— START OF PROVIDED RECORDS —
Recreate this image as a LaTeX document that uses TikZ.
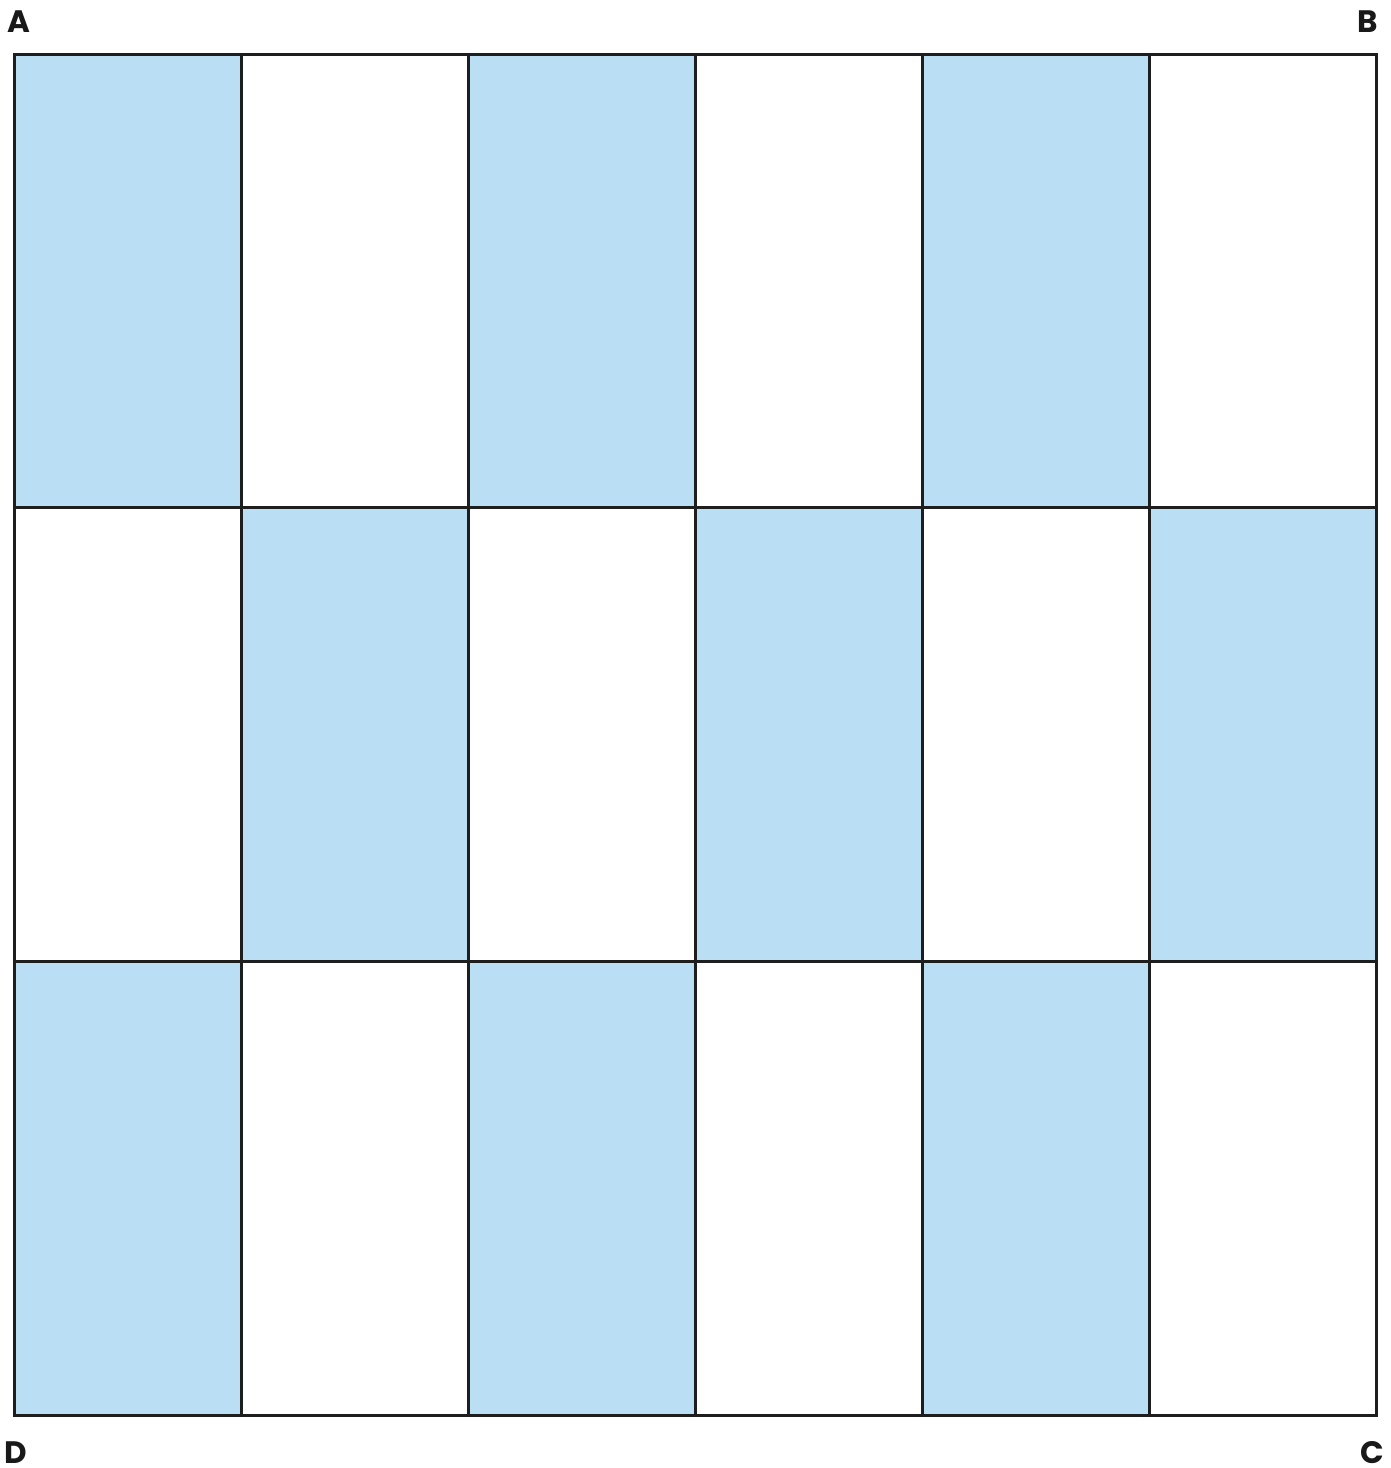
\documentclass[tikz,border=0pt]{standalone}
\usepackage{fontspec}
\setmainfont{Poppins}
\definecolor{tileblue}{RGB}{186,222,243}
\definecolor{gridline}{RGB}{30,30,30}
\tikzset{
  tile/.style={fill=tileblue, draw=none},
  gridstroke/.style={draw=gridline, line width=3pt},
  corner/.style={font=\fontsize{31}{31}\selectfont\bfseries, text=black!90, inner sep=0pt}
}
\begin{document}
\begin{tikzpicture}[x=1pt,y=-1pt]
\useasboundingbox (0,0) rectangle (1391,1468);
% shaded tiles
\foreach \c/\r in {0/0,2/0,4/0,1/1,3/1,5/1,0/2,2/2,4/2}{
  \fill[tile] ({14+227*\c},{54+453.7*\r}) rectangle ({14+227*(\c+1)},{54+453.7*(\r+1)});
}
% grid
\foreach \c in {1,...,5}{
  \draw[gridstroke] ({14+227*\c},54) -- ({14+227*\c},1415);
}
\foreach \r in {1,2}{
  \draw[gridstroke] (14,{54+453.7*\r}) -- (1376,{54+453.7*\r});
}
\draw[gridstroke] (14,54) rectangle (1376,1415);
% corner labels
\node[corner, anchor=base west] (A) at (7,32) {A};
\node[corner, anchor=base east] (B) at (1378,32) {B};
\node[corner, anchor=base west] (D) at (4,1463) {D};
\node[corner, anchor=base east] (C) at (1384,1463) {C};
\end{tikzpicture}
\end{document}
— END OF PROVIDED RECORDS —
— START OF PROVIDED RECORDS —
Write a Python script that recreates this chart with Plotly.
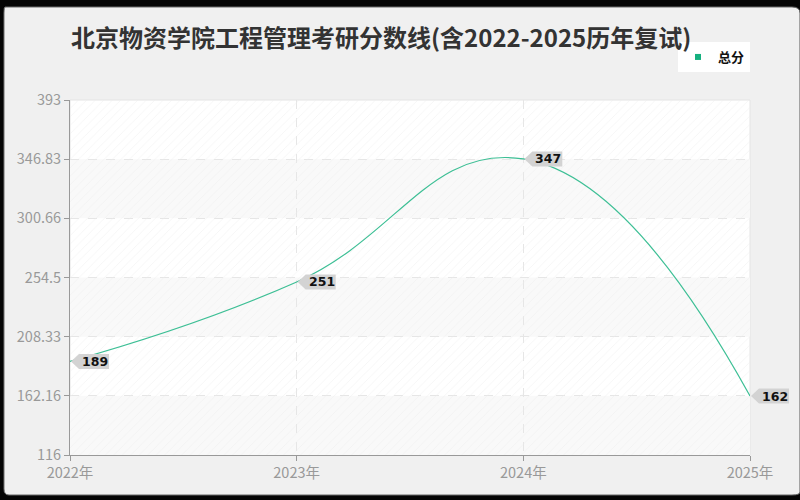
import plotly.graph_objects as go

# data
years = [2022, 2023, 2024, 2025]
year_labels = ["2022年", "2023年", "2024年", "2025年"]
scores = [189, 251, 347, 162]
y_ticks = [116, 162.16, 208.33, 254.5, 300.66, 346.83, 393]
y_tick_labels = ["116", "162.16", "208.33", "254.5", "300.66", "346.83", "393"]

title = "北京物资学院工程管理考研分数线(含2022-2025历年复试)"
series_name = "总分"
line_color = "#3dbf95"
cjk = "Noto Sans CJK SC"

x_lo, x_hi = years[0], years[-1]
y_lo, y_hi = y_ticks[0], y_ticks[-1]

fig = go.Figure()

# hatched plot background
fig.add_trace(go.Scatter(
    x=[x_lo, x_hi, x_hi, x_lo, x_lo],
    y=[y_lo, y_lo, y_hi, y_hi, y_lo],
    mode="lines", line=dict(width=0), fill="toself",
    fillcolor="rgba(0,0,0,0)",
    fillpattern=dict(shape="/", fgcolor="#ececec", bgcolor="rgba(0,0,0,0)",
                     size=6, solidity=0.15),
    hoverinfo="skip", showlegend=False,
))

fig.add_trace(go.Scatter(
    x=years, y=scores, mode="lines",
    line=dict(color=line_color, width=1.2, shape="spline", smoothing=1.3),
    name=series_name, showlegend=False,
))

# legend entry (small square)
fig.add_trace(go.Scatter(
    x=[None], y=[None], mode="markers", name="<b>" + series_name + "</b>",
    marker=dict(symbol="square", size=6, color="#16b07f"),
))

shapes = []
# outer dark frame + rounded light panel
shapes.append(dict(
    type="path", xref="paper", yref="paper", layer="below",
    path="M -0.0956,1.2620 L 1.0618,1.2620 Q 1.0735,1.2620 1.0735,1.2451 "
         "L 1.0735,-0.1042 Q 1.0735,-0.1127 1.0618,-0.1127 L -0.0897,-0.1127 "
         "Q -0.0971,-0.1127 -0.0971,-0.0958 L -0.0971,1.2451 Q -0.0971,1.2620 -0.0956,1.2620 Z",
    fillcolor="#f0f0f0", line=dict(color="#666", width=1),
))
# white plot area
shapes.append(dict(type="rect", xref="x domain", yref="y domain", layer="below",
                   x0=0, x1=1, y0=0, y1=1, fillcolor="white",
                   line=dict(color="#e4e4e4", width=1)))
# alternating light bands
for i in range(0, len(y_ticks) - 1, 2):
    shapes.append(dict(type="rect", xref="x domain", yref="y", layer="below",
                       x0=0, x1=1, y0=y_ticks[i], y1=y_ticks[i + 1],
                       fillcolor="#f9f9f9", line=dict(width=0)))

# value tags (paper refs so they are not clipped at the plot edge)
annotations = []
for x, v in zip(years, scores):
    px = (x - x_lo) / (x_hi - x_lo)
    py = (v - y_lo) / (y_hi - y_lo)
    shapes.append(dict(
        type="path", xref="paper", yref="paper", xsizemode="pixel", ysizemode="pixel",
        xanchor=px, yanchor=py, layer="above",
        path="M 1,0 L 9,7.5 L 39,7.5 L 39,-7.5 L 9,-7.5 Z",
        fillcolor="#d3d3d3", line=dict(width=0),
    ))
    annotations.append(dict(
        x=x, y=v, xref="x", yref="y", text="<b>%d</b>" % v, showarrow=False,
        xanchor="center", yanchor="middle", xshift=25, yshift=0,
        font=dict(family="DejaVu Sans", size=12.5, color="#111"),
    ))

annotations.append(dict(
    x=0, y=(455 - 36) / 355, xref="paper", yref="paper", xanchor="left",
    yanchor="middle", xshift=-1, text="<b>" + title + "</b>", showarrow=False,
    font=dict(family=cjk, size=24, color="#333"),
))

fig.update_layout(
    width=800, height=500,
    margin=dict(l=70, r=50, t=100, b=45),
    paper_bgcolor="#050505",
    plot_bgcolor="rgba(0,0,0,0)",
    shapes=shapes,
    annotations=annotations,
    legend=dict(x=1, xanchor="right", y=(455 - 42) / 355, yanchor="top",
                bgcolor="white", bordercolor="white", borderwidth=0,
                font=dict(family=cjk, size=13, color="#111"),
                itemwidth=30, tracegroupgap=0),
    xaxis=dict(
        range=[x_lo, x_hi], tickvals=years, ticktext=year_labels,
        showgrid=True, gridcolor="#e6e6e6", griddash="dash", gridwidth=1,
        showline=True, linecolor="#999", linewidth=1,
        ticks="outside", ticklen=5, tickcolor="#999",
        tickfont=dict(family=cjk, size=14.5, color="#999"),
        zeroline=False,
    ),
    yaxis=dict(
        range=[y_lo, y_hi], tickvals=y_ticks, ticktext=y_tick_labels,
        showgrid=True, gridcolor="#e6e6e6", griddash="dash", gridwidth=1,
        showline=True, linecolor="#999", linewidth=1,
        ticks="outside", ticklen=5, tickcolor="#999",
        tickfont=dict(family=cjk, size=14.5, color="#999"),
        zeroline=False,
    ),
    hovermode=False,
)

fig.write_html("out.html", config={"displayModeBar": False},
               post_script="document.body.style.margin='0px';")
— END OF PROVIDED RECORDS —
• THE REQUEST
Skip every picture. Repeat the lines from the one with "Write a Python" through the one with "fig = go.Figure()", both ends included.

• TASK RESULT
Write a Python script that recreates this chart with Plotly.
import plotly.graph_objects as go

# data
years = [2022, 2023, 2024, 2025]
year_labels = ["2022年", "2023年", "2024年", "2025年"]
scores = [189, 251, 347, 162]
y_ticks = [116, 162.16, 208.33, 254.5, 300.66, 346.83, 393]
y_tick_labels = ["116", "162.16", "208.33", "254.5", "300.66", "346.83", "393"]

title = "北京物资学院工程管理考研分数线(含2022-2025历年复试)"
series_name = "总分"
line_color = "#3dbf95"
cjk = "Noto Sans CJK SC"

x_lo, x_hi = years[0], years[-1]
y_lo, y_hi = y_ticks[0], y_ticks[-1]

fig = go.Figure()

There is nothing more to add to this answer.